Dhaka debacle would haunt Indian football for years
In sports, there’s no shame in losing a match. But when you put things into context, the 1-0 defeat for Khalid Jamil’s side has far-reaching consequences and a disconcerting deeper meaning. This wasn’t just a match in which the 183rd-ranked FIFA side upset the 136th-ranked team in the world; it was the continuation of the alarming decline of a team that was ranked inside the top 100 just two years back.
It was the defeat of a side that just last year was one step away from qualifying for the third round of FIFA World Cup qualifiers for the first time. It was the surrender of a team that in 2023 defeated two West Asian sides back-to-back for the first time, while winning a tournament that also included Bangladesh.
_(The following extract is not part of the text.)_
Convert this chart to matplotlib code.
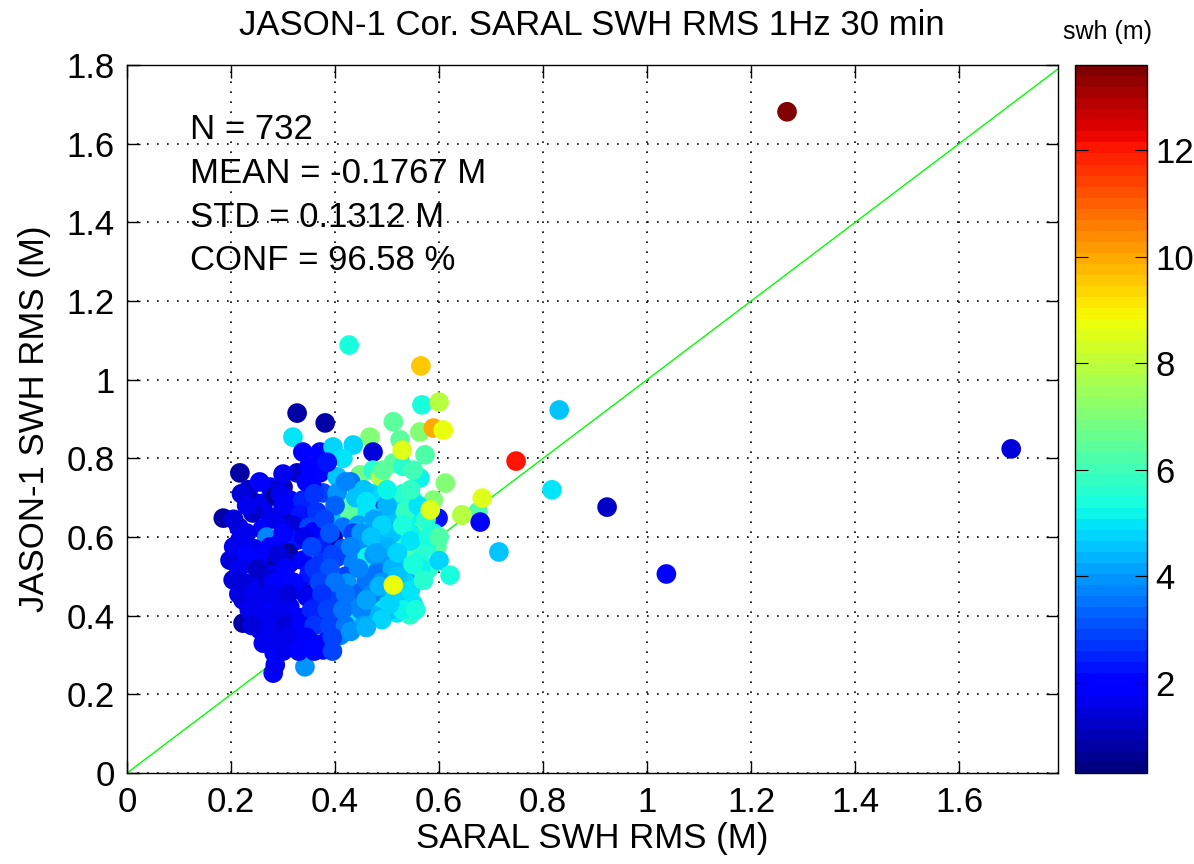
import matplotlib
matplotlib.use("Agg")
import matplotlib.pyplot as plt

plt.rcParams['font.family'] = ['Liberation Sans', 'DejaVu Sans']

# points: SARAL RMS (x), JASON-1 RMS (y), swh (colour)
upper_x = [0.327, 0.381, 0.567, 0.600, 0.512, 0.563, 0.589, 0.467, 0.525, 0.573,
           0.319, 0.338, 0.371, 0.396, 0.435, 0.473,
           0.217, 0.275, 0.300, 0.327, 0.371, 0.404, 0.415, 0.448, 0.473, 0.487,
           0.492, 0.512, 0.563, 0.612, 0.233, 0.350, 0.385, 0.300]
upper_y = [0.915, 0.890, 0.936, 0.943, 0.893, 0.867, 0.877, 0.854, 0.847, 0.809,
           0.854, 0.816, 0.816, 0.829, 0.834, 0.816,
           0.763, 0.727, 0.727, 0.763, 0.763, 0.753, 0.800, 0.758, 0.770, 0.753,
           0.770, 0.788, 0.750, 0.737, 0.720, 0.780, 0.790, 0.760]
upper_c = [0.8, 0.9, 5.3, 7.8, 6.5, 7.0, 10.0, 7.0, 6.5, 6.2,
           5.0, 1.8, 2.0, 4.7, 4.8, 1.5,
           0.8, 1.6, 1.0, 1.2, 2.0, 4.5, 5.0, 6.8, 5.5, 7.8,
           6.5, 6.5, 5.2, 7.0, 1.3, 1.8, 2.2, 1.6]

middle_x = [0.246, 0.262, 0.313, 0.338, 0.377, 0.404, 0.429, 0.452, 0.487, 0.519,
            0.550, 0.589, 0.577, 0.598, 0.644, 0.675, 0.679, 0.285, 0.355,
            0.185, 0.242, 0.275, 0.300, 0.333, 0.365, 0.394, 0.429, 0.462, 0.487,
            0.519, 0.550, 0.563, 0.589, 0.215, 0.260, 0.320, 0.350, 0.415, 0.445,
            0.505, 0.535,
            0.217, 0.269, 0.294, 0.327, 0.358, 0.396, 0.435, 0.467, 0.512, 0.544,
            0.563, 0.596, 0.245, 0.310, 0.375, 0.415, 0.455, 0.490, 0.530, 0.340]
middle_y = [0.687, 0.686, 0.694, 0.694, 0.712, 0.712, 0.676, 0.694, 0.694, 0.686,
            0.694, 0.694, 0.669, 0.648, 0.656, 0.664, 0.638, 0.705, 0.730,
            0.648, 0.661, 0.651, 0.664, 0.656, 0.664, 0.651, 0.656, 0.664, 0.638,
            0.636, 0.643, 0.613, 0.610, 0.625, 0.620, 0.630, 0.625, 0.625, 0.630,
            0.660, 0.665,
            0.592, 0.600, 0.585, 0.592, 0.613, 0.598, 0.610, 0.618, 0.585, 0.567,
            0.541, 0.575, 0.570, 0.560, 0.575, 0.570, 0.580, 0.600, 0.605, 0.600]
middle_c = [1.1, 1.7, 1.9, 2.4, 3.0, 4.0, 6.5, 5.5, 2.8, 5.0,
            5.3, 7.0, 6.8, 2.2, 7.5, 6.2, 1.8, 0.9, 1.8,
            0.8, 1.3, 1.7, 1.0, 2.2, 2.6, 4.5, 6.4, 5.0, 5.3,
            2.9, 5.2, 6.5, 5.4, 1.6, 2.0, 1.4, 2.8, 3.5, 4.2,
            4.6, 5.8,
            1.6, 3.8, 1.8, 2.3, 2.0, 0.8, 3.0, 4.8, 5.0, 6.3,
            5.3, 6.5, 1.7, 0.8, 2.5, 3.2, 3.9, 4.4, 5.6, 1.7]

lower_x = [0.198, 0.231, 0.260, 0.288, 0.313, 0.338, 0.371, 0.404, 0.435, 0.462,
           0.500, 0.531, 0.550, 0.480, 0.420, 0.350, 0.280, 0.580, 0.600,
           0.204, 0.237, 0.269, 0.300, 0.333, 0.358, 0.390, 0.423, 0.448, 0.481,
           0.530, 0.550, 0.215, 0.255, 0.460, 0.505,
           0.223, 0.250, 0.281, 0.313, 0.346, 0.371, 0.404, 0.429, 0.462, 0.492,
           0.519, 0.544, 0.265, 0.300, 0.335, 0.445, 0.475]
lower_y = [0.541, 0.534, 0.545, 0.541, 0.534, 0.541, 0.534, 0.549, 0.534, 0.549,
           0.541, 0.516, 0.498, 0.510, 0.500, 0.505, 0.505, 0.520, 0.540,
           0.491, 0.483, 0.491, 0.473, 0.465, 0.458, 0.473, 0.483, 0.458, 0.448,
           0.450, 0.430, 0.455, 0.450, 0.490, 0.460,
           0.440, 0.422, 0.432, 0.422, 0.448, 0.432, 0.440, 0.422, 0.422, 0.414,
           0.407, 0.402, 0.395, 0.390, 0.395, 0.395, 0.400]
lower_c = [1.5, 1.3, 1.8, 0.9, 1.2, 2.0, 2.7, 3.0, 3.8, 5.2,
           4.0, 4.6, 3.7, 3.5, 3.0, 2.2, 1.6, 5.5, 4.7,
           1.4, 1.6, 1.5, 1.8, 2.0, 1.0, 3.0, 4.0, 3.3, 4.8,
           4.5, 5.0, 1.6, 1.5, 3.6, 4.2,
           1.5, 1.7, 1.8, 1.9, 1.6, 2.2, 3.0, 3.8, 4.0, 5.0,
           4.9, 5.5, 1.6, 1.5, 1.9, 3.5, 4.3]

base_x = [0.223, 0.256, 0.288, 0.319, 0.346, 0.377, 0.404, 0.435, 0.385, 0.358,
          0.294, 0.262, 0.410, 0.330, 0.377,
          0.281, 0.285, 0.283, 0.342]
base_y = [0.381, 0.364, 0.356, 0.371, 0.397, 0.389, 0.381, 0.397, 0.338, 0.330,
          0.320, 0.330, 0.350, 0.345, 0.313,
          0.254, 0.275, 0.305, 0.270]
base_c = [0.8, 1.6, 1.5, 1.8, 1.7, 2.3, 2.8, 5.0, 2.2, 2.0,
          1.7, 1.6, 3.8, 1.9, 2.0,
          1.8, 1.7, 1.8, 4.0]

core_x = [0.255, 0.345, 0.430,
          0.220, 0.295, 0.360, 0.470, 0.530,
          0.230, 0.300, 0.400, 0.500, 0.560,
          0.205, 0.285, 0.380, 0.475, 0.575,
          0.230, 0.300, 0.390, 0.450, 0.510, 0.545,
          0.205, 0.275, 0.355, 0.430, 0.500, 0.575,
          0.230, 0.290, 0.395, 0.475,
          0.215, 0.250, 0.305, 0.360, 0.390, 0.445, 0.510, 0.565,
          0.220, 0.285, 0.320, 0.370, 0.400, 0.490, 0.535,
          0.240, 0.275, 0.310, 0.375, 0.420, 0.470, 0.515,
          0.235, 0.295, 0.355, 0.385, 0.415, 0.450, 0.505, 0.530,
          0.240, 0.275, 0.305, 0.335, 0.360, 0.390, 0.420, 0.455,
          0.275, 0.310, 0.345, 0.395,
          0.300, 0.330, 0.360, 0.395]
core_y = [0.740, 0.740, 0.740,
          0.710, 0.710, 0.710, 0.710, 0.710,
          0.680, 0.680, 0.680, 0.680, 0.680,
          0.645, 0.645, 0.645, 0.645, 0.645,
          0.610, 0.610, 0.610, 0.610, 0.610, 0.610,
          0.575, 0.575, 0.575, 0.575, 0.575, 0.575,
          0.555, 0.555, 0.555, 0.555,
          0.520, 0.520, 0.520, 0.520, 0.520, 0.520, 0.520, 0.520,
          0.485, 0.485, 0.485, 0.485, 0.485, 0.485, 0.485,
          0.455, 0.455, 0.455, 0.455, 0.455, 0.455, 0.455,
          0.415, 0.415, 0.415, 0.415, 0.415, 0.415, 0.415, 0.415,
          0.375, 0.375, 0.375, 0.375, 0.375, 0.375, 0.375, 0.375,
          0.345, 0.345, 0.345, 0.345,
          0.310, 0.310, 0.310, 0.310]
core_c = [1.8, 1.9, 3.6,
          1.4, 1.7, 2.6, 4.8, 5.6,
          1.6, 1.9, 3.4, 4.4, 5.0,
          1.5, 1.6, 3.0, 4.2, 5.6,
          1.7, 2.0, 3.2, 4.0, 4.6, 5.2,
          1.6, 1.8, 2.8, 3.8, 4.3, 5.5,
          2.0, 1.4, 3.0, 3.9,
          1.6, 1.3, 1.9, 2.6, 3.2, 3.8, 4.4, 5.2,
          1.5, 1.8, 2.0, 2.8, 3.6, 4.0, 4.8,
          1.7, 1.6, 1.4, 2.7, 3.5, 3.8, 4.7,
          1.6, 1.7, 2.4, 3.0, 3.6, 3.8, 4.6, 5.1,
          1.4, 1.6, 1.5, 1.9, 2.6, 3.0, 3.6, 4.2,
          1.7, 1.6, 1.8, 2.8,
          1.7, 1.9, 2.0, 3.0]

rim_x = [0.455, 0.500, 0.545, 0.490, 0.530, 0.470, 0.545, 0.520, 0.480, 0.550,
         0.520, 0.485, 0.545, 0.570, 0.505, 0.555, 0.460, 0.490, 0.430, 0.460,
         0.580, 0.600, 0.420, 0.440, 0.460, 0.530, 0.550]
rim_y = [0.720, 0.720, 0.720, 0.630, 0.630, 0.600, 0.590, 0.560, 0.560, 0.530,
         0.500, 0.475, 0.465, 0.490, 0.430, 0.415, 0.440, 0.390, 0.360, 0.370,
         0.600, 0.600, 0.740, 0.700, 0.690, 0.780, 0.770]
rim_c = [4.6, 5.2, 5.8, 4.8, 5.3, 4.5, 5.0, 4.8, 4.2, 5.4,
         4.5, 4.4, 4.9, 5.6, 4.8, 5.3, 4.1, 4.7, 3.9, 4.4,
         5.3, 6.2, 3.8, 4.6, 5.0, 5.5, 6.0]

bright_x = [0.608, 0.529, 0.583, 0.512, 0.683, 0.644, 0.621]
bright_y = [0.872, 0.821, 0.669, 0.478, 0.699, 0.656, 0.503]
bright_c = [8.7, 8.5, 8.5, 8.8, 8.5, 7.8, 5.3]

outlier_x = [1.269, 1.700, 1.037, 0.923, 0.831, 0.817, 0.748, 0.715, 0.427, 0.565]
outlier_y = [1.681, 0.824, 0.506, 0.676, 0.923, 0.720, 0.793, 0.562, 1.088, 1.035]
outlier_c = [13.6, 1.5, 2.0, 1.3, 4.5, 5.0, 12.0, 4.5, 5.3, 9.5]

saral_rms = upper_x + middle_x + lower_x + base_x + core_x + rim_x + bright_x + outlier_x
jason_rms = upper_y + middle_y + lower_y + base_y + core_y + rim_y + bright_y + outlier_y
swh = upper_c + middle_c + lower_c + base_c + core_c + rim_c + bright_c + outlier_c

stats = ["N = 732", "MEAN = -0.1767 M", "STD = 0.1312 M", "CONF = 96.58 %"]
xticks = [0, 0.2, 0.4, 0.6, 0.8, 1.0, 1.2, 1.4, 1.6]
yticks = [0, 0.2, 0.4, 0.6, 0.8, 1.0, 1.2, 1.4, 1.6, 1.8]
cticks = [2, 4, 6, 8, 10, 12]

fs = 25
fig = plt.figure(figsize=(11.94, 8.64), dpi=100)
ax = fig.add_axes([0.1064, 0.1053, 0.7797, 0.8195])

ax.plot([0, 1.8], [0, 1.8], color=(0, 1, 0), lw=1, zorder=2)
sc = ax.scatter(saral_rms, jason_rms, c=swh, s=200, cmap=plt.get_cmap('jet', 64),
                vmin=0.3, vmax=13.6, edgecolors='none', zorder=3)

ax.set_xlim(0, 1.79)
ax.set_ylim(0, 1.8)
ax.set_xticks(xticks)
ax.set_xticklabels(['%g' % t for t in xticks])
ax.set_yticks(yticks)
ax.set_yticklabels(['%g' % t for t in yticks])
ax.grid(True, color='black', linestyle=(0, (1, 5)), linewidth=1.2)
ax.set_axisbelow(True)
ax.tick_params(direction='in', top=True, right=True, length=9, width=1,
               labelsize=fs, pad=9)
for sp in ax.spines.values():
    sp.set_linewidth(1)

for i, line in enumerate(stats):
    ax.text(0.121, 1.635 - i * 0.111, line, fontsize=fs, va='center', ha='left', zorder=4)

ax.set_xlabel('SARAL SWH RMS (M)', fontsize=fs, va='center')
ax.set_ylabel('JASON-1 SWH RMS (M)', fontsize=fs, va='center')
ax.xaxis.set_label_coords(0.5, -0.092)
ax.yaxis.set_label_coords(-0.099, 0.5)
fig.text(0.496, 0.971, 'JASON-1 Cor. SARAL SWH RMS 1Hz 30 min', fontsize=fs,
         ha='center', va='center')

cax = fig.add_axes([0.9003, 0.1053, 0.0603, 0.8195])
cb = fig.colorbar(sc, cax=cax)
cb.set_ticks(cticks)
cax.tick_params(direction='in', left=True, right=True, length=9, labelsize=fs, pad=6)
cb.outline.set_linewidth(1)
fig.text(0.9275, 0.963, 'swh (m)', fontsize=18, ha='center', va='center')

fig.savefig('out.png', dpi=100)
Fast forward to 18 November 2025, and most of the Indian men who took the pitch in Bangladesh looked a shadow of their former selves. The strategy was disjointed, the football was uninspiring, the effort half-hearted, and the less said about protecting national pride, the better. After five matches in Group C of the 2027 Asian Cup qualifiers, India remain the only team yet to win a match – a staggering blot on the highest-ranked side in the group.
Football, the world’s most popular and most loved sport, has the unmatched ability to inspire a country, but the Indian national team’s results have been downright depressing. And here’s the worst part: there is nothing left to look forward to in the immediate future for the fans of the men’s team. The FIFA international window for 2025 is done, but league football in India is yet to begin. And we are standing in November 2025.
Who stole my football?
The players won’t return for weekend club fixtures. There will be no Kolkata Derby, no spicy Bengaluru FC vs Kerala Blasters FC match, no games to see Sunil Chhetri possibly play his last club season and worst of all, nothing to keep the national team growing. The All India Football Federation’s inability to extend the Indian Super League (ISL) contract with the Football Sports Development Limited (FSDL) or find new commercial partners for the top division has left the Indian club football calendar with a jarring clean slate.
The only match on the horizon is a meaningless international friendly against Hong Kong in March, offering little more than a diary entry. Yes, FC Goa still have AFC commitments, and there are a few Super Cup games to play, but to take refuge in that would be to miss the forest for the trees.
Every solid national team is built on a robust league structure. Without a league structure, football would collapse and the sport would die a painful death. Its popularity and the passion of fans can only do so much. And this is where accountability must be clearly drawn: the blame lies with the AIFF. The buck stops with them.
The AIFF has consistently failed to:
build a long-term footballing philosophy,
develop a strong youth structure,
arrange proper national camps,
hire and back the best technical resources
create a competitive, predictable domestic calendar.
If you were unaware, now you know. The Dhaka debacle was waiting to happen. Indian football didn’t just touch one of its lowest points at the National Stadium; its decline peaked there. And with no roadmap in sight, the Dhaka fiasco may not be the last, but only the latest.